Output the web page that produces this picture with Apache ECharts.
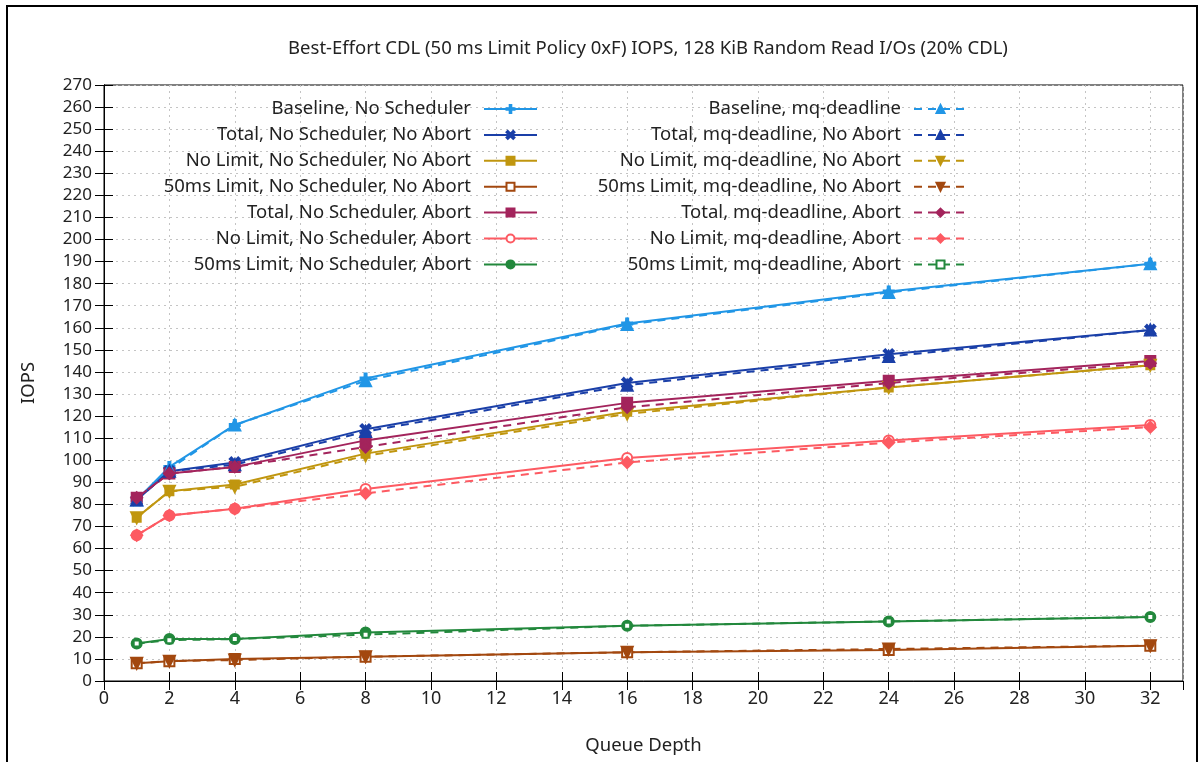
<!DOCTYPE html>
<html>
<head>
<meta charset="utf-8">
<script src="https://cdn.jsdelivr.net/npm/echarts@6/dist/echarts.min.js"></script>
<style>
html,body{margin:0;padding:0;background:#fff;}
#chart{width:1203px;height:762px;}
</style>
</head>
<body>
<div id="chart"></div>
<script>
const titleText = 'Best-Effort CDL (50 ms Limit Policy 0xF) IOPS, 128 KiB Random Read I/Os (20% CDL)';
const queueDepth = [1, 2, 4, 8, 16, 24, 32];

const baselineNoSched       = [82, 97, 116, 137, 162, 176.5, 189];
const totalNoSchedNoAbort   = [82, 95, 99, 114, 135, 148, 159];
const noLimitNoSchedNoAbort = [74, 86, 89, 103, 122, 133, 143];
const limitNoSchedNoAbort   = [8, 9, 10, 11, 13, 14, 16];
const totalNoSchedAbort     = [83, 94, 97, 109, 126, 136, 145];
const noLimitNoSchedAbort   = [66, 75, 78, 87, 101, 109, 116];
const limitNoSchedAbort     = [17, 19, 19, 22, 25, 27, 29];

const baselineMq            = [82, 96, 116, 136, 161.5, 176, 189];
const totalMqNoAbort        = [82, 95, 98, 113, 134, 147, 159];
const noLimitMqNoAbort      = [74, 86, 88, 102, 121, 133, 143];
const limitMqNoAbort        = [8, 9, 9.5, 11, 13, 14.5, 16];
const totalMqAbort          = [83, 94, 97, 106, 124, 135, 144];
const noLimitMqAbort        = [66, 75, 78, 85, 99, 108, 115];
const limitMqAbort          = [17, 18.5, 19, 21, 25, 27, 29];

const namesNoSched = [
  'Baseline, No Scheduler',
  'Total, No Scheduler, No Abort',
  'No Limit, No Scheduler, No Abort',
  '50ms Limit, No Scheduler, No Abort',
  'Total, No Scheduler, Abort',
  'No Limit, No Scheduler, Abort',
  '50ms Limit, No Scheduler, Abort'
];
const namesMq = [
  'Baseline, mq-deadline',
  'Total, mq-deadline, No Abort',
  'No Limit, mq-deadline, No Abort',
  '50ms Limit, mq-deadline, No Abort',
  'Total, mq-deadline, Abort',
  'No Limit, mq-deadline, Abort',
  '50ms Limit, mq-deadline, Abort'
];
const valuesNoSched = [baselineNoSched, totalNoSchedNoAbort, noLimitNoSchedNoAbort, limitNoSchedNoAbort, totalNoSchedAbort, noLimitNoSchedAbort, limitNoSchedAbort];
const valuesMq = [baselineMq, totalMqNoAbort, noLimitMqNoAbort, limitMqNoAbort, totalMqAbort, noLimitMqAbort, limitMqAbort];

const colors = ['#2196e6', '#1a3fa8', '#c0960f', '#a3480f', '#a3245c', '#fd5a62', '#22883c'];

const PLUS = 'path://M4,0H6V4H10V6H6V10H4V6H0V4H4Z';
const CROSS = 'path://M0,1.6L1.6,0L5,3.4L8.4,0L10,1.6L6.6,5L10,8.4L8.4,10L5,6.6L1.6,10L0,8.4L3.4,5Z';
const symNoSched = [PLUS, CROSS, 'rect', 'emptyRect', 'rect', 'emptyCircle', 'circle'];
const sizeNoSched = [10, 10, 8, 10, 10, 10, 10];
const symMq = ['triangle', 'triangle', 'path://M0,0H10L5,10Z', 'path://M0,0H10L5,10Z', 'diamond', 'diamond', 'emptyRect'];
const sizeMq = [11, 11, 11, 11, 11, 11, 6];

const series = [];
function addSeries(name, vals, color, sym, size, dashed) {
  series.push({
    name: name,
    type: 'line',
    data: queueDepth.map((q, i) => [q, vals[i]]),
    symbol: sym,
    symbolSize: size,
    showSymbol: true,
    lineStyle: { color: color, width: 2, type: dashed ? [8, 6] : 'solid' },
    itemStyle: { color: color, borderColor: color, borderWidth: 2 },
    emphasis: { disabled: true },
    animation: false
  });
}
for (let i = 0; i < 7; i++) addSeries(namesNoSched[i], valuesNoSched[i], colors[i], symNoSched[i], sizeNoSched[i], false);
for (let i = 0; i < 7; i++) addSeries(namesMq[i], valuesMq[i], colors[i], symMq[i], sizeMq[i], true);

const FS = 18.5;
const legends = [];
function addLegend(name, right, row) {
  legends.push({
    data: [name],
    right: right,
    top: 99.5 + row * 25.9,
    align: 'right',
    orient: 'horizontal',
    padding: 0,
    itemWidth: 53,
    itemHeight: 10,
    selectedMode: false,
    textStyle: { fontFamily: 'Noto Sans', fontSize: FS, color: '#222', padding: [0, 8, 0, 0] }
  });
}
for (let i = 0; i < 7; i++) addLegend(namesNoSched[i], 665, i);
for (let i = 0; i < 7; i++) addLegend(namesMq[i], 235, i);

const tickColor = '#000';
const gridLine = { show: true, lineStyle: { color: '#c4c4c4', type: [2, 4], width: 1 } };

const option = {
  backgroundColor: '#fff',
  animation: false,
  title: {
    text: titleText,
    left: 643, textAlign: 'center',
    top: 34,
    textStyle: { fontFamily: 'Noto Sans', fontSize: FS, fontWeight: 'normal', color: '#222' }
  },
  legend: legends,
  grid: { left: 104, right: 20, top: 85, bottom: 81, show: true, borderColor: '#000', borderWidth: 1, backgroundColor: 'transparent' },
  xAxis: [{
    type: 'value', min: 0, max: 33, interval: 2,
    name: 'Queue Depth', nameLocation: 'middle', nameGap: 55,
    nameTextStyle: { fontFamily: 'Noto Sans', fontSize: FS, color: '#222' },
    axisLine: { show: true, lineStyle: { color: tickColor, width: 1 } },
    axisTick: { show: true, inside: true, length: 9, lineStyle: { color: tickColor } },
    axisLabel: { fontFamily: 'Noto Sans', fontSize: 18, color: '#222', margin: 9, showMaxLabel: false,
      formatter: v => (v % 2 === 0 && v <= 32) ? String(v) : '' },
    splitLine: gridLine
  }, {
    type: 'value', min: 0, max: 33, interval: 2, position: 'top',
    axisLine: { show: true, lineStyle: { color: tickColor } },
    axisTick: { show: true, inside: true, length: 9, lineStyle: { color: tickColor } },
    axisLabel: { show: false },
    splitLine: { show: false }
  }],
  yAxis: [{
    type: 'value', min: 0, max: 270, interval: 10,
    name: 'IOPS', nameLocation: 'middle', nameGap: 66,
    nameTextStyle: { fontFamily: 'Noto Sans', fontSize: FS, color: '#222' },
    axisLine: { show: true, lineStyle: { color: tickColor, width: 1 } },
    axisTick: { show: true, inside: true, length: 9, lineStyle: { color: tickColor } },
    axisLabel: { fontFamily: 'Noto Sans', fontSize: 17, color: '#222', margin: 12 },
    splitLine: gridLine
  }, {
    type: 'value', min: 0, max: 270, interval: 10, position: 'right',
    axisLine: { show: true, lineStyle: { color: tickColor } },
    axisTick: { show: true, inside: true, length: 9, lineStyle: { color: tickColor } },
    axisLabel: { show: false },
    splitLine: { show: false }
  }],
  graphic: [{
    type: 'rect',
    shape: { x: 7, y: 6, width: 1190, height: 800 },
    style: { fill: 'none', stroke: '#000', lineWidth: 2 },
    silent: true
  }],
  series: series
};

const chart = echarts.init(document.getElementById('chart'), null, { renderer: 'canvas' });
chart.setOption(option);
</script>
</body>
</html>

****************************************

WHAT IS NEEDED
In your copy, leave out the pictures and reproduce the material above exactly.

WRITTEN SOLUTION
Output the web page that produces this picture with Apache ECharts.
<!DOCTYPE html>
<html>
<head>
<meta charset="utf-8">
<script src="https://cdn.jsdelivr.net/npm/echarts@6/dist/echarts.min.js"></script>
<style>
html,body{margin:0;padding:0;background:#fff;}
#chart{width:1203px;height:762px;}
</style>
</head>
<body>
<div id="chart"></div>
<script>
const titleText = 'Best-Effort CDL (50 ms Limit Policy 0xF) IOPS, 128 KiB Random Read I/Os (20% CDL)';
const queueDepth = [1, 2, 4, 8, 16, 24, 32];

const baselineNoSched       = [82, 97, 116, 137, 162, 176.5, 189];
const totalNoSchedNoAbort   = [82, 95, 99, 114, 135, 148, 159];
const noLimitNoSchedNoAbort = [74, 86, 89, 103, 122, 133, 143];
const limitNoSchedNoAbort   = [8, 9, 10, 11, 13, 14, 16];
const totalNoSchedAbort     = [83, 94, 97, 109, 126, 136, 145];
const noLimitNoSchedAbort   = [66, 75, 78, 87, 101, 109, 116];
const limitNoSchedAbort     = [17, 19, 19, 22, 25, 27, 29];

const baselineMq            = [82, 96, 116, 136, 161.5, 176, 189];
const totalMqNoAbort        = [82, 95, 98, 113, 134, 147, 159];
const noLimitMqNoAbort      = [74, 86, 88, 102, 121, 133, 143];
const limitMqNoAbort        = [8, 9, 9.5, 11, 13, 14.5, 16];
const totalMqAbort          = [83, 94, 97, 106, 124, 135, 144];
const noLimitMqAbort        = [66, 75, 78, 85, 99, 108, 115];
const limitMqAbort          = [17, 18.5, 19, 21, 25, 27, 29];

const namesNoSched = [
  'Baseline, No Scheduler',
  'Total, No Scheduler, No Abort',
  'No Limit, No Scheduler, No Abort',
  '50ms Limit, No Scheduler, No Abort',
  'Total, No Scheduler, Abort',
  'No Limit, No Scheduler, Abort',
  '50ms Limit, No Scheduler, Abort'
];
const namesMq = [
  'Baseline, mq-deadline',
  'Total, mq-deadline, No Abort',
  'No Limit, mq-deadline, No Abort',
  '50ms Limit, mq-deadline, No Abort',
  'Total, mq-deadline, Abort',
  'No Limit, mq-deadline, Abort',
  '50ms Limit, mq-deadline, Abort'
];
const valuesNoSched = [baselineNoSched, totalNoSchedNoAbort, noLimitNoSchedNoAbort, limitNoSchedNoAbort, totalNoSchedAbort, noLimitNoSchedAbort, limitNoSchedAbort];
const valuesMq = [baselineMq, totalMqNoAbort, noLimitMqNoAbort, limitMqNoAbort, totalMqAbort, noLimitMqAbort, limitMqAbort];

const colors = ['#2196e6', '#1a3fa8', '#c0960f', '#a3480f', '#a3245c', '#fd5a62', '#22883c'];

const PLUS = 'path://M4,0H6V4H10V6H6V10H4V6H0V4H4Z';
const CROSS = 'path://M0,1.6L1.6,0L5,3.4L8.4,0L10,1.6L6.6,5L10,8.4L8.4,10L5,6.6L1.6,10L0,8.4L3.4,5Z';
const symNoSched = [PLUS, CROSS, 'rect', 'emptyRect', 'rect', 'emptyCircle', 'circle'];
const sizeNoSched = [10, 10, 8, 10, 10, 10, 10];
const symMq = ['triangle', 'triangle', 'path://M0,0H10L5,10Z', 'path://M0,0H10L5,10Z', 'diamond', 'diamond', 'emptyRect'];
const sizeMq = [11, 11, 11, 11, 11, 11, 6];

const series = [];
function addSeries(name, vals, color, sym, size, dashed) {
  series.push({
    name: name,
    type: 'line',
    data: queueDepth.map((q, i) => [q, vals[i]]),
    symbol: sym,
    symbolSize: size,
    showSymbol: true,
    lineStyle: { color: color, width: 2, type: dashed ? [8, 6] : 'solid' },
    itemStyle: { color: color, borderColor: color, borderWidth: 2 },
    emphasis: { disabled: true },
    animation: false
  });
}
for (let i = 0; i < 7; i++) addSeries(namesNoSched[i], valuesNoSched[i], colors[i], symNoSched[i], sizeNoSched[i], false);
for (let i = 0; i < 7; i++) addSeries(namesMq[i], valuesMq[i], colors[i], symMq[i], sizeMq[i], true);

const FS = 18.5;
const legends = [];
function addLegend(name, right, row) {
  legends.push({
    data: [name],
    right: right,
    top: 99.5 + row * 25.9,
    align: 'right',
    orient: 'horizontal',
    padding: 0,
    itemWidth: 53,
    itemHeight: 10,
    selectedMode: false,
    textStyle: { fontFamily: 'Noto Sans', fontSize: FS, color: '#222', padding: [0, 8, 0, 0] }
  });
}
for (let i = 0; i < 7; i++) addLegend(namesNoSched[i], 665, i);
for (let i = 0; i < 7; i++) addLegend(namesMq[i], 235, i);

const tickColor = '#000';
const gridLine = { show: true, lineStyle: { color: '#c4c4c4', type: [2, 4], width: 1 } };

const option = {
  backgroundColor: '#fff',
  animation: false,
  title: {
    text: titleText,
    left: 643, textAlign: 'center',
    top: 34,
    textStyle: { fontFamily: 'Noto Sans', fontSize: FS, fontWeight: 'normal', color: '#222' }
  },
  legend: legends,
  grid: { left: 104, right: 20, top: 85, bottom: 81, show: true, borderColor: '#000', borderWidth: 1, backgroundColor: 'transparent' },
  xAxis: [{
    type: 'value', min: 0, max: 33, interval: 2,
    name: 'Queue Depth', nameLocation: 'middle', nameGap: 55,
    nameTextStyle: { fontFamily: 'Noto Sans', fontSize: FS, color: '#222' },
    axisLine: { show: true, lineStyle: { color: tickColor, width: 1 } },
    axisTick: { show: true, inside: true, length: 9, lineStyle: { color: tickColor } },
    axisLabel: { fontFamily: 'Noto Sans', fontSize: 18, color: '#222', margin: 9, showMaxLabel: false,
      formatter: v => (v % 2 === 0 && v <= 32) ? String(v) : '' },
    splitLine: gridLine
  }, {
    type: 'value', min: 0, max: 33, interval: 2, position: 'top',
    axisLine: { show: true, lineStyle: { color: tickColor } },
    axisTick: { show: true, inside: true, length: 9, lineStyle: { color: tickColor } },
    axisLabel: { show: false },
    splitLine: { show: false }
  }],
  yAxis: [{
    type: 'value', min: 0, max: 270, interval: 10,
    name: 'IOPS', nameLocation: 'middle', nameGap: 66,
    nameTextStyle: { fontFamily: 'Noto Sans', fontSize: FS, color: '#222' },
    axisLine: { show: true, lineStyle: { color: tickColor, width: 1 } },
    axisTick: { show: true, inside: true, length: 9, lineStyle: { color: tickColor } },
    axisLabel: { fontFamily: 'Noto Sans', fontSize: 17, color: '#222', margin: 12 },
    splitLine: gridLine
  }, {
    type: 'value', min: 0, max: 270, interval: 10, position: 'right',
    axisLine: { show: true, lineStyle: { color: tickColor } },
    axisTick: { show: true, inside: true, length: 9, lineStyle: { color: tickColor } },
    axisLabel: { show: false },
    splitLine: { show: false }
  }],
  graphic: [{
    type: 'rect',
    shape: { x: 7, y: 6, width: 1190, height: 800 },
    style: { fill: 'none', stroke: '#000', lineWidth: 2 },
    silent: true
  }],
  series: series
};

const chart = echarts.init(document.getElementById('chart'), null, { renderer: 'canvas' });
chart.setOption(option);
</script>
</body>
</html>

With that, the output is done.